The vanishing post office

More than the mail may be missed

— THE LIST is long and ominous, like a death warrant for thousands of small towns: Carthage. Casscoe. Columbus. Evansville. Knobel. Montrose. New Hope. Rosston. St. Paul. Turrell, Washington. Witts Springs . . . .

Those are just some of the 179 post offices in Arkansas that the U.S. Postal “Service” has considered closing in order to pare its budget in this internetted age as snail mail becomes a thing of the past, and with it the sense of community post offices gave Arkansas’ littlest towns. These towns got a reprieve, but it may be only temporary.

The post offices/community centers in Alicia, Caldwell, Driver, Johnson City, Pineville and Rivervale are already gone. Peach Orchard’s is due to shut down December 4th.

It’s enough to make you wonder which will prove the Last of the Mohicans as one post office after another closes all across rural America. There are 3,653 on the list of endangered post offices nationwide, and each represents a disappearing way of life.

Why kill them off? Because the U.S. Postal Service continues to lose money (it ran $3.1 billion in the red through the third quarter of this year) and here’s another way to economize. That it means sacrificing the soul of rural America doesn’t seem to matter; how enter the value of a soul on the balance sheet?

EVERYBODY knows, or should, that the national debt is swallowing the country’s fiscal future. A supercommittee of Congress is working on the problem, or maybe not working on it, as we go to press. It’s so much easier for Congress to hand off its responsibility to a committee than actually solve it.
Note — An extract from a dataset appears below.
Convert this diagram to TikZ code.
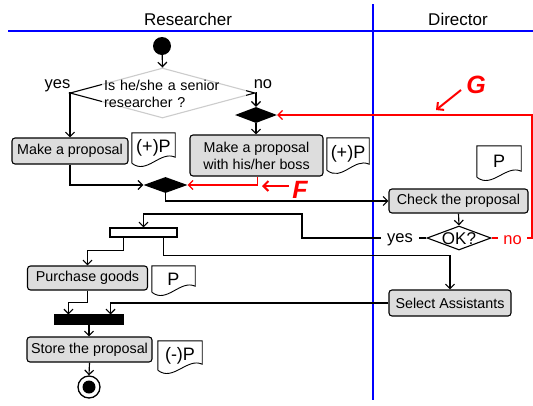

It’s a little like passing a Balanced Budget amendment instead of actually balancing the federal budget.

Now the Postal Service proposes to pass the buck for its fiscal problems to America’s littlest towns. Volunteer the Alicias and Carthages, the Rosstons and Rivervales for the chopping block. We have nothing to lose but our rural souls.

Just what is it that will be lost? Consider the role of the post office in Rosston: “It’s where we get our information,” says Tony Ellis, who manages the town’s water department. “If you wanted to know something, you’d go there.” The bulletin board of a smalltown post office is crammed full of notices, schedules, ads, appeals, church drives, lost-and-founds. . . . These little post offices perform the role the town crier did in medieval times.

But they offer more than a strictly utilitarian service. “If you take away our post office,” to quote Eddie Dunnigan over at Black Oak, “you take away our identity.”

And more. A town as small as Black Oak, Ark., (Pop. 286) can feel more like a family. And what happens when the family has no place to gather on a routine basis, like when people pick up their mail?

“We don’t get to see people out in our community,” Rachelle Hickman told the Postal Service’s representative at a hearing that sounded like more of a wake. “You always see a friendly face at the post office. It’s not right doing this to our small town. We love each other. We are family.” Behind every one of these closings, there are real people who need more than just a place to pick up the mail; they need each other.

OF COURSE the Postal Service, like so many other federal agencies, needs to cut back. And adjust to hard times-and these changed times. One of the folks at the hearing in Black Oak said he’d emailed his U.S. senator, Mark Pryor, urging him to help save the post office. Yes, emailed him. Which explains why the post offices are in trouble as the internet takes the place of the postman.

But there are other, better and bigger cuts the Postal Service can make without cutting out rural America’s heart. Every time someone protests the loss of a government service, he ought to have to suggest a different way the savings could be made. Wanting government services but not wanting to pay for them is largely how we got in this current mess. (Again, see Congress.) Want to save the Rosstons of the country? Then tell us how the Postal Service can economize some other way.

Here’s one way: Instead of passing the bill, financial and emotional, on to small-town America, why not eliminate a really big expense that affects all of us, and not just every little crossroads town? Cut out Saturday mail delivery. Couldn’t we all live an extra day without finding our mailboxes jammed full of the junk mail that makes the bills and the letter from Aunt Martha so hard to find?

That’s our thought on the matter. It may not be as indignant as Eddie Dunnigan’s or as tearful as Ms. Hickman’s, but it’s an alternative to what has become a common phenomenon on the American scene: the disappearing post office.

How many more lost city folk looking for directions have to be told to turn left “where the post office used to be” before all of us realize that not just motorists may lose their way? Sometimes a whole country can. As when it loses touch with its small-town roots.